To utilize log partition monitor, verify that the Cisco Log Partitioning Monitoring Tool service, a network service, is running on Cisco Unified Serviceability on the server or on each server in the cluster (if applicable). Stopping the service causes a loss of feature functionality.

When the log partition monitoring services starts at system startup, the service checks the current disk space utilization. If the percentage of disk usage is above the low water mark, but less than the high water mark, the service sends a alarm message to syslog and generates a corresponding alert in RTMT Alert central.

To configure Log Partitioning Monitoring, set the alert properties for the LogPartitionLowWaterMarkExceeded and LogPartitionHighWaterMarkExceeded alerts in Alert Central. For more information, see Set alert properties.

To offload the log files and regain disk space on the server, you should collect the traces that you are interested in saving by using the Real-Time Monitoring tool.

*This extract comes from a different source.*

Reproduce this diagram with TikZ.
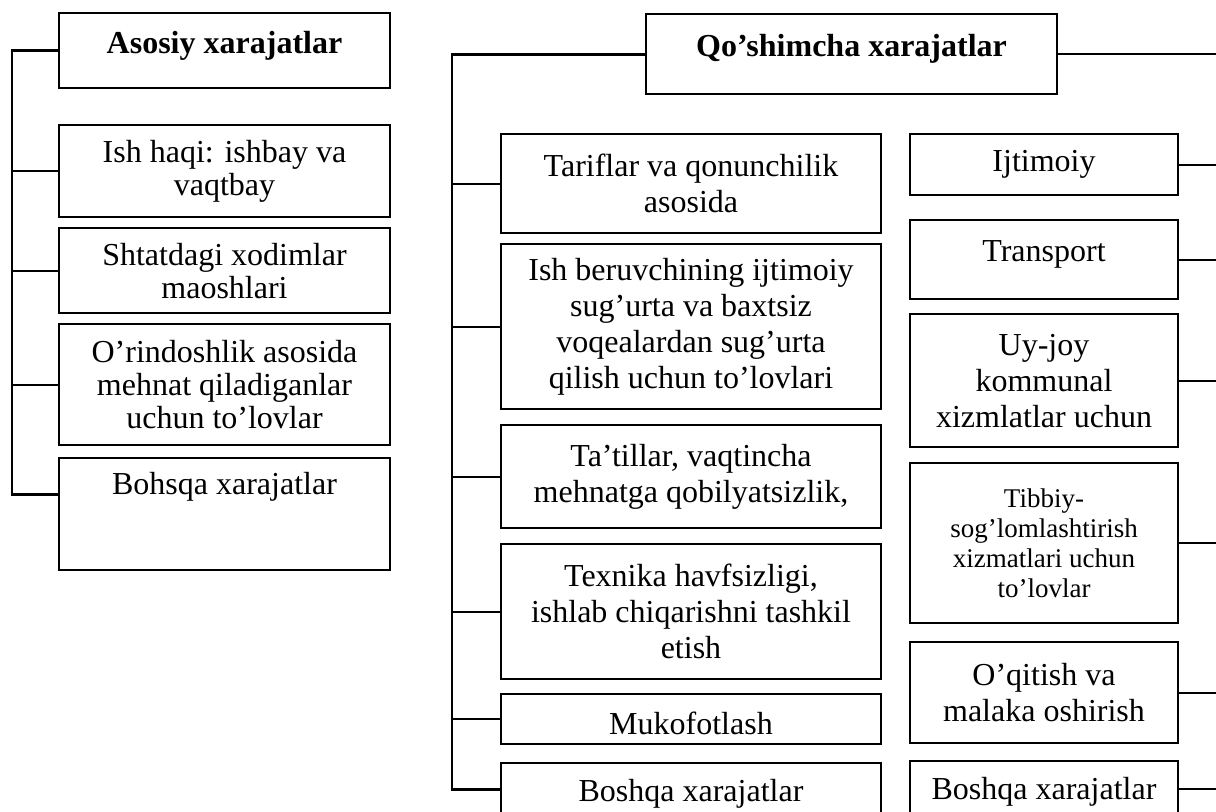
\documentclass[tikz,border=0pt]{standalone}
\usepackage{fontspec}
\setmainfont{Liberation Serif}
\usepackage{tikz}

\begin{document}
\begin{tikzpicture}[
  x=0.5pt,y=-0.5pt,
  font=\fontsize{16pt}{18pt}\selectfont,
  box/.style={rectangle,draw,line width=1.2pt,inner sep=0pt,align=center,anchor=north},
  lbox/.style={box,minimum width=165.5pt,font=\fontsize{16pt}{16.5pt}\selectfont},
  mbox/.style={box,minimum width=190pt},
  rbox/.style={box,minimum width=134pt},
  head/.style={box,font=\fontsize{16pt}{16.5pt}\selectfont\bfseries},
  link/.style={line width=0.9pt},
  bus/.style={line width=1.3pt}
]
\useasboundingbox (0,0) rectangle (1216,811);
\coordinate (lbus) at (12,0);
\coordinate (mbus) at (452,0);
\coordinate (rbus) at (1216,0);

% ---- asosiy xarajatlar ----
\node[head,minimum width=165.5pt,text height=20pt,text depth=17.5pt] (asosiy) at (224.5,12) {Asosiy xarajatlar};
\node[lbox,minimum height=46pt] (ishhaqi) at (224.5,124) {Ish haqi: ishbay va\\vaqtbay};
\node[lbox,minimum height=42.5pt] (shtat) at (224.5,227) {Shtatdagi xodimlar\\maoshlari};
\node[lbox,minimum height=60.5pt] (orindosh) at (224.5,323) {O’rindoshlik asosida\\mehnat qiladiganlar\\uchun to’lovlar};
\node[lbox,text height=18pt,text depth=38pt] (bohsqa) at (224.5,457) {Bohsqa xarajatlar};
\draw[bus] (asosiy.west) -| (lbus |- bohsqa.base west) -- (bohsqa.base west);
\foreach \n in {ishhaqi,shtat,orindosh}
  \draw[link] (\n.west) -- (\n.west -| lbus);

% ---- qo'shimcha xarajatlar ----
\node[head,minimum width=205.5pt,text height=21pt,text depth=19pt] (qoshimcha) at (851.5,13) {Qo’shimcha xarajatlar};
\node[mbox,minimum height=49.5pt] (tarif) at (691,133) {Tariflar va qonunchilik\\asosida};
\node[mbox,minimum height=82.5pt] (ishber) at (691,243) {Ish beruvchining ijtimoiy\\sug’urta va baxtsiz\\voqealardan sug’urta\\qilish uchun to’lovlari};
\node[mbox,minimum height=51.5pt] (tatil) at (691,424) {Ta’tillar, vaqtincha\\mehnatga qobilyatsizlik,};
\node[mbox,minimum height=67.5pt] (texnika) at (691,543) {Texnika havfsizligi,\\ishlab chiqarishni tashkil\\etish};
\node[mbox,text height=20pt,text depth=5pt] (mukofot) at (691,693) {Mukofotlash};
\node[mbox,text height=19pt,text depth=7pt] (boshqam) at (691,762) {Boshqa xarajatlar};
\draw[bus] (qoshimcha.west) -| (mbus |- boshqam.west) -- (boshqam.west);
\foreach \n in {tarif,ishber,tatil,texnika,mukofot}
  \draw[link] (\n.west) -- (\n.west -| mbus);

% ---- right column ----
\node[rbox,minimum height=30.5pt] (ijtimoiy) at (1044,133) {Ijtimoiy};
\node[rbox,text height=20.5pt,text depth=19pt] (transport) at (1044,219) {Transport};
\node[rbox,minimum height=66.5pt] (uyjoy) at (1044,313) {Uy-joy\\kommunal\\xizmlatlar uchun};
\node[rbox,minimum height=80pt,font=\fontsize{13.5pt}{15pt}\selectfont] (tibbiy) at (1044,462) {Tibbiy-\\sog’lomlashtirish\\xizmatlari uchun\\to’lovlar};
\node[rbox,minimum height=50.5pt] (oqitish) at (1044,641) {O’qitish va\\malaka oshirish};
\node[rbox,text height=19pt,text depth=9pt] (boshqar) at (1044,760) {Boshqa xarajatlar};
\draw[link] (qoshimcha.east) -- (qoshimcha.east -| rbus);
\foreach \n in {ijtimoiy,transport,uyjoy,tibbiy,oqitish,boshqar}
  \draw[link] (\n.east) -- (\n.east -| rbus);

\end{tikzpicture}
\end{document}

If the percentage of disk usage is above the high water mark that you configured, the system sends an alarm message to syslog, generates a corresponding alert in RTMT Alert Central, and automatically purges log files until the value reaches the low water mark.


Note


Log Partition Monitoring automatically identifies the common partition that contains an active directory and inactive directory. The active directory contains the log files for the current installed version of the software (Unified CCX), and the inactive directory contains the log files for the previous installed version of the software. If necessary, the service deletes log files in the inactive directory first. The service then deletes log files in the active directory, starting with the oldest log file for every application until the disk space percentage drops below the configured low water mark. The service does not send an email when log partition monitoring purges the log files.


After the system determines the disk usage and performs the necessary tasks (sending alarms, generating alerts, or purging logs), log partition monitoring occurs at regular 5 minute intervals.